[SUPPLIED INFORMATION start]

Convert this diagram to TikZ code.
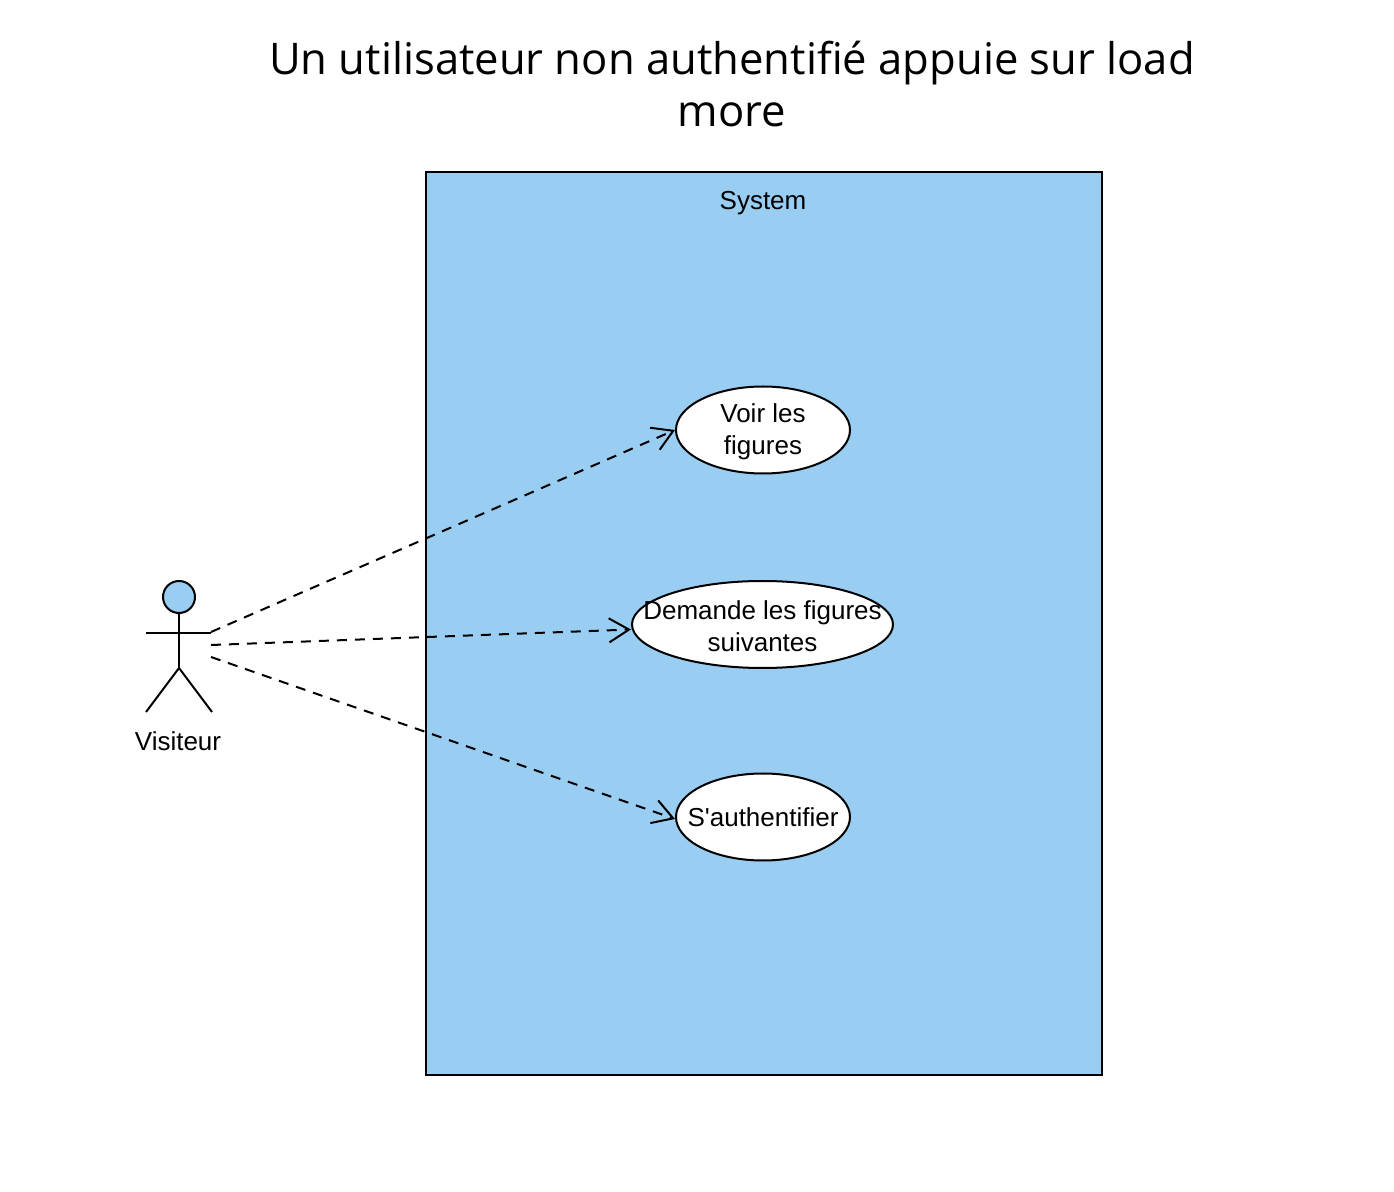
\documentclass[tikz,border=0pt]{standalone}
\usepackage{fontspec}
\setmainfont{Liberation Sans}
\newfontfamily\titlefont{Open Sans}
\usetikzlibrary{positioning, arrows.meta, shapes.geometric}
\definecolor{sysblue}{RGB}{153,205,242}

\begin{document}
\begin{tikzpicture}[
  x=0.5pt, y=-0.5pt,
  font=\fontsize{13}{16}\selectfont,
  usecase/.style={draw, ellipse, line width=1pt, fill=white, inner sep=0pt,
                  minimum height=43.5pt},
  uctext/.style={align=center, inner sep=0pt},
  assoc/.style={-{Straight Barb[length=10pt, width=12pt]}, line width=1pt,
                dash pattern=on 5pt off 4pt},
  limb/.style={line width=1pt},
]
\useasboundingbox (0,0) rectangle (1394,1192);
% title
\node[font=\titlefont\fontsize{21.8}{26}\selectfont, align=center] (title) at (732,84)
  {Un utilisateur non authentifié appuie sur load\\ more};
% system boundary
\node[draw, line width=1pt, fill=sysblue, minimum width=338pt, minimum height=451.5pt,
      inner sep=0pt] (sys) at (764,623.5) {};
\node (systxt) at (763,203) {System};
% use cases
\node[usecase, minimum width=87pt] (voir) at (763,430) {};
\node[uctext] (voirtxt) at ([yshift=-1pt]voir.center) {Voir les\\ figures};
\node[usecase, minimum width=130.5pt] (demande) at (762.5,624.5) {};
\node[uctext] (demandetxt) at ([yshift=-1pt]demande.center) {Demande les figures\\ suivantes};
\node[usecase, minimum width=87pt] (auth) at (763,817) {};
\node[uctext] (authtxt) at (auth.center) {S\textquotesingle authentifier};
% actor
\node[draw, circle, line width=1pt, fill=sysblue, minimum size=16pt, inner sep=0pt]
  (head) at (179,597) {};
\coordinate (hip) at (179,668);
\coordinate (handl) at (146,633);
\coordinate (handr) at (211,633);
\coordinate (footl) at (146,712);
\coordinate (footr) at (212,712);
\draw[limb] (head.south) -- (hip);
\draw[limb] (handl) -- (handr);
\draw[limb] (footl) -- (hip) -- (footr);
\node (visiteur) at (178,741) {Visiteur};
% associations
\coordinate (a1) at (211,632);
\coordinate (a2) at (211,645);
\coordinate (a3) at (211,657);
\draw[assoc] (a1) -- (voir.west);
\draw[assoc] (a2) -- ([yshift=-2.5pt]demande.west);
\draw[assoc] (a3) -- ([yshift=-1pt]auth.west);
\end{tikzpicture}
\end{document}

[SUPPLIED INFORMATION end]

=== WRITTEN PROBLEM ===
Exclude the images and reproduce the remaining data exactly.

=== RIGHT ANSWER ===
Convert this diagram to TikZ code.
\documentclass[tikz,border=0pt]{standalone}
\usepackage{fontspec}
\setmainfont{Liberation Sans}
\newfontfamily\titlefont{Open Sans}
\usetikzlibrary{positioning, arrows.meta, shapes.geometric}
\definecolor{sysblue}{RGB}{153,205,242}

\begin{document}
\begin{tikzpicture}[
  x=0.5pt, y=-0.5pt,
  font=\fontsize{13}{16}\selectfont,
  usecase/.style={draw, ellipse, line width=1pt, fill=white, inner sep=0pt,
                  minimum height=43.5pt},
  uctext/.style={align=center, inner sep=0pt},
  assoc/.style={-{Straight Barb[length=10pt, width=12pt]}, line width=1pt,
                dash pattern=on 5pt off 4pt},
  limb/.style={line width=1pt},
]
\useasboundingbox (0,0) rectangle (1394,1192);
% title
\node[font=\titlefont\fontsize{21.8}{26}\selectfont, align=center] (title) at (732,84)
  {Un utilisateur non authentifié appuie sur load\\ more};
% system boundary
\node[draw, line width=1pt, fill=sysblue, minimum width=338pt, minimum height=451.5pt,
      inner sep=0pt] (sys) at (764,623.5) {};
\node (systxt) at (763,203) {System};
% use cases
\node[usecase, minimum width=87pt] (voir) at (763,430) {};
\node[uctext] (voirtxt) at ([yshift=-1pt]voir.center) {Voir les\\ figures};
\node[usecase, minimum width=130.5pt] (demande) at (762.5,624.5) {};
\node[uctext] (demandetxt) at ([yshift=-1pt]demande.center) {Demande les figures\\ suivantes};
\node[usecase, minimum width=87pt] (auth) at (763,817) {};
\node[uctext] (authtxt) at (auth.center) {S\textquotesingle authentifier};
% actor
\node[draw, circle, line width=1pt, fill=sysblue, minimum size=16pt, inner sep=0pt]
  (head) at (179,597) {};
\coordinate (hip) at (179,668);
\coordinate (handl) at (146,633);
\coordinate (handr) at (211,633);
\coordinate (footl) at (146,712);
\coordinate (footr) at (212,712);
\draw[limb] (head.south) -- (hip);
\draw[limb] (handl) -- (handr);
\draw[limb] (footl) -- (hip) -- (footr);
\node (visiteur) at (178,741) {Visiteur};
% associations
\coordinate (a1) at (211,632);
\coordinate (a2) at (211,645);
\coordinate (a3) at (211,657);
\draw[assoc] (a1) -- (voir.west);
\draw[assoc] (a2) -- ([yshift=-2.5pt]demande.west);
\draw[assoc] (a3) -- ([yshift=-1pt]auth.west);
\end{tikzpicture}
\end{document}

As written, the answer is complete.